As políticas Glasnost (Abertura) e Perestroika (Reestruturação) por Mikhail Gorbachev nada mais foram do que os atestados de que a URSS não podia mais competir na guerra fria. Talvez a maior conseqüência e o símbolo disso tenham ocorrido na Alemanha Oriental, com a queda do Muro de Berlim e a festa do povo que estava subjugado há anos pela opressão comunista.

O ator de “limitados recursos intelectuais”, foi o grande responsável pelo fim do modelo esquerdista clássico mundial. Seus críticos só esquecem de dizer que além de ator e radialista, Ronald Reagan cursou Economia e Sociologia trabalhando para custear seus estudos na Eureka College.
Reagan tem status de super-herói nos EUA, e no leste Europeu tem o reconhecimento de ter sido um grande semeador da liberdade em povos que foram dominados por décadas de totalitarismo, tendo isso custado não somente o cerceamento das liberdades individuais quanto o de milhões de vidas humanas.

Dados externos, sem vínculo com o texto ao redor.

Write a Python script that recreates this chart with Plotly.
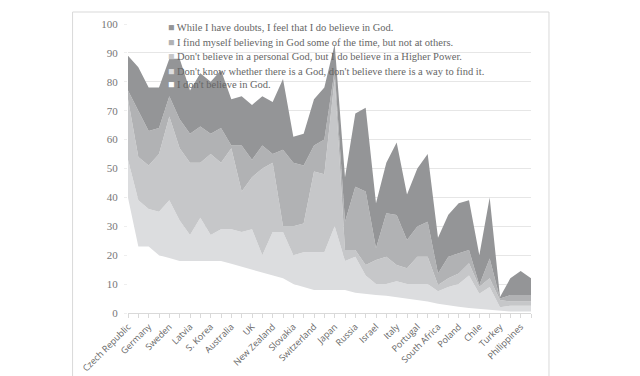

Não foi à toa, portanto, que tenha sido em Praga, capital da antiga Tchecoslováquia, invadida por tanques soviéticos na década de 60 a fim de que o país permanecesse sob a influência da URSS, que Margaret Thatcher homenageou Ronald Reagan citando um poema de Byron em que dizia:

Espírito eterno do pensamento desacorrentado
Liberdade!
Mais brilhante és nas masmorras,
Pois lá a tua única morada é o coração
O coração que só o amor por ti pode unir
E quando seus filhos são subjugados aos grilhões
Aos grilhões e à obscuridade da cela úmida
A nação vence com martírio
E o nome da Liberdade encontra asas em todos os ventos

Parabéns Ronald, um Nobel, que nunca lhe deram, é pouco para você. Seu legado será lembrado e eternamente agradecido pelos que prezam a liberdade e a verdadeira construção de um mundo melhor.